### STATED PROBLEM
Only the span from the line containing "Write a component" down to the line containing "const smallTicks = [0, 1, 2, 3, 4, 5];" is to be printed, exactly and inclusively, with pictures omitted.

### RAW RECORDS
## begin

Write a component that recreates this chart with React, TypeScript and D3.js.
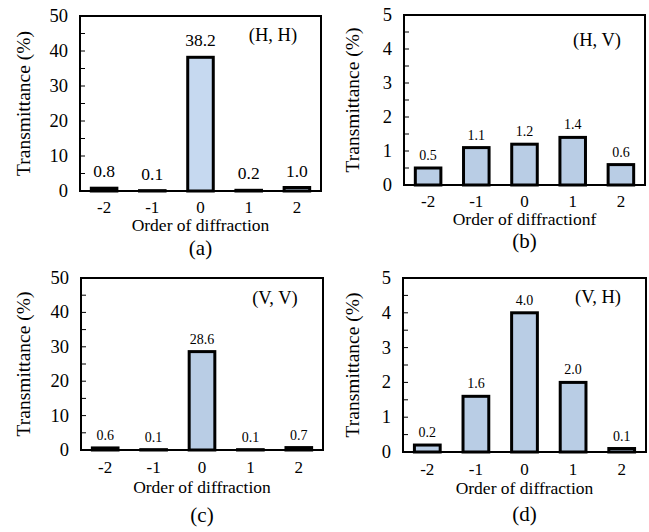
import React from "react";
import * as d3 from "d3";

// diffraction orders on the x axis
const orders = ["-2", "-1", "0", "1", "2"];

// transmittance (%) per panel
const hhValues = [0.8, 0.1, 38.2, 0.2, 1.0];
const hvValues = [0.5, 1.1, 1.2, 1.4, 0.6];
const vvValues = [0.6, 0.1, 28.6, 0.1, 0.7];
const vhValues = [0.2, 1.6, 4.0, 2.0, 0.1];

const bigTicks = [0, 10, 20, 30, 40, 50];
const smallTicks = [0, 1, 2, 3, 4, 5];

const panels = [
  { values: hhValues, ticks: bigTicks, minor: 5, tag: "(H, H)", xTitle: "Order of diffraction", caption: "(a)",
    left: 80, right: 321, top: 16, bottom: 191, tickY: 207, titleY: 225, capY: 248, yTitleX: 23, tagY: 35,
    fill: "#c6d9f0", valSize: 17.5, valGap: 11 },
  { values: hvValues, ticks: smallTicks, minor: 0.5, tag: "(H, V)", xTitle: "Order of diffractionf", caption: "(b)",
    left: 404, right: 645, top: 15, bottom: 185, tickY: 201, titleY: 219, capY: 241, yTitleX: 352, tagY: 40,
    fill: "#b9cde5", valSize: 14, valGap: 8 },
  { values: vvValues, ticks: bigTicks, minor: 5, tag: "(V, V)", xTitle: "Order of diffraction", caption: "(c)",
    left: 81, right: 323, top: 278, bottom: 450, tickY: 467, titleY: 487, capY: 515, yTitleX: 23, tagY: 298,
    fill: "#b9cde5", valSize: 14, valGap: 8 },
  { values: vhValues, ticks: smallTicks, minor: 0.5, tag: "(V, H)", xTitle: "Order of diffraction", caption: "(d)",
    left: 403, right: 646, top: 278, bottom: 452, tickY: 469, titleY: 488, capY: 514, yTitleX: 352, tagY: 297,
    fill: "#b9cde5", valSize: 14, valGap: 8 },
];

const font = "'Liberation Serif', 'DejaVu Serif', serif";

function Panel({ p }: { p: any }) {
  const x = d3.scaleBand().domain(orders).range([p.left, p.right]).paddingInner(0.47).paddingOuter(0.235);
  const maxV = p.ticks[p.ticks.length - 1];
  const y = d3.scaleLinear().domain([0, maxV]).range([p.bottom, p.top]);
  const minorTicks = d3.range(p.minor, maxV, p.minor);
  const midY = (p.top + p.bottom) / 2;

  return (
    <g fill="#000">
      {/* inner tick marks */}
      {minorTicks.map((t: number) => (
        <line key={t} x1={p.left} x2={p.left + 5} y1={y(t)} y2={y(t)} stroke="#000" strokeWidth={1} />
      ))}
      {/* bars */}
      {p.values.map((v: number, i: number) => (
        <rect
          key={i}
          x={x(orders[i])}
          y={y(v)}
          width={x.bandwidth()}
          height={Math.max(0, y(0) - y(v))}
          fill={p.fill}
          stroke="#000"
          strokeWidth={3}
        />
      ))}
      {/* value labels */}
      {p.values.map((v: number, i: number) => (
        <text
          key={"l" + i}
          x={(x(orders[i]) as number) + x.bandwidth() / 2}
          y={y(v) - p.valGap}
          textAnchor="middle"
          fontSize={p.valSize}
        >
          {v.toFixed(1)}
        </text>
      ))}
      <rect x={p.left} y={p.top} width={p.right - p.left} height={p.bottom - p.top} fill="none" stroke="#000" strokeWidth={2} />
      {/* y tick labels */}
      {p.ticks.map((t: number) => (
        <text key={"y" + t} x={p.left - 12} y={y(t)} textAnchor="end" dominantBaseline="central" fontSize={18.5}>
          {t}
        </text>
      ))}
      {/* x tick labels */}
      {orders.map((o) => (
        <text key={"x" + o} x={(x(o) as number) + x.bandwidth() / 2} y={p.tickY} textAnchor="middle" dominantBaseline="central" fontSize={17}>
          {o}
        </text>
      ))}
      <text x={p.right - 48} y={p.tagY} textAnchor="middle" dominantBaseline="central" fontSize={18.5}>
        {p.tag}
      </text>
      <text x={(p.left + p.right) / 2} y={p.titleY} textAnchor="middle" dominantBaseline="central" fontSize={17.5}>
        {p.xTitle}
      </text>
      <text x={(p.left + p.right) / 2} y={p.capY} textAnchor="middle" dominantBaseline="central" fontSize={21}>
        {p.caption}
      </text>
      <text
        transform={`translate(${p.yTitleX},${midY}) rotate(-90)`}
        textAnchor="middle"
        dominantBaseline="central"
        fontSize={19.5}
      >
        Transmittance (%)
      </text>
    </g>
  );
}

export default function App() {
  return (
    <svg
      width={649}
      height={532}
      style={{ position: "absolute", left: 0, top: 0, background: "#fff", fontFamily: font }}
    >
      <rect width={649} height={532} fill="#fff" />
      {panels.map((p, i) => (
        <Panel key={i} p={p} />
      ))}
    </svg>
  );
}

## end
## begin

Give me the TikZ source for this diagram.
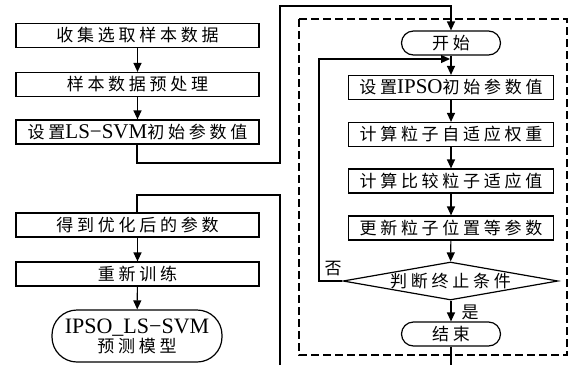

## end

### SOLUTION TO THE PROBLEM
Write a component that recreates this chart with React, TypeScript and D3.js.
import React from "react";
import * as d3 from "d3";

// diffraction orders on the x axis
const orders = ["-2", "-1", "0", "1", "2"];

// transmittance (%) per panel
const hhValues = [0.8, 0.1, 38.2, 0.2, 1.0];
const hvValues = [0.5, 1.1, 1.2, 1.4, 0.6];
const vvValues = [0.6, 0.1, 28.6, 0.1, 0.7];
const vhValues = [0.2, 1.6, 4.0, 2.0, 0.1];

const bigTicks = [0, 10, 20, 30, 40, 50];
const smallTicks = [0, 1, 2, 3, 4, 5];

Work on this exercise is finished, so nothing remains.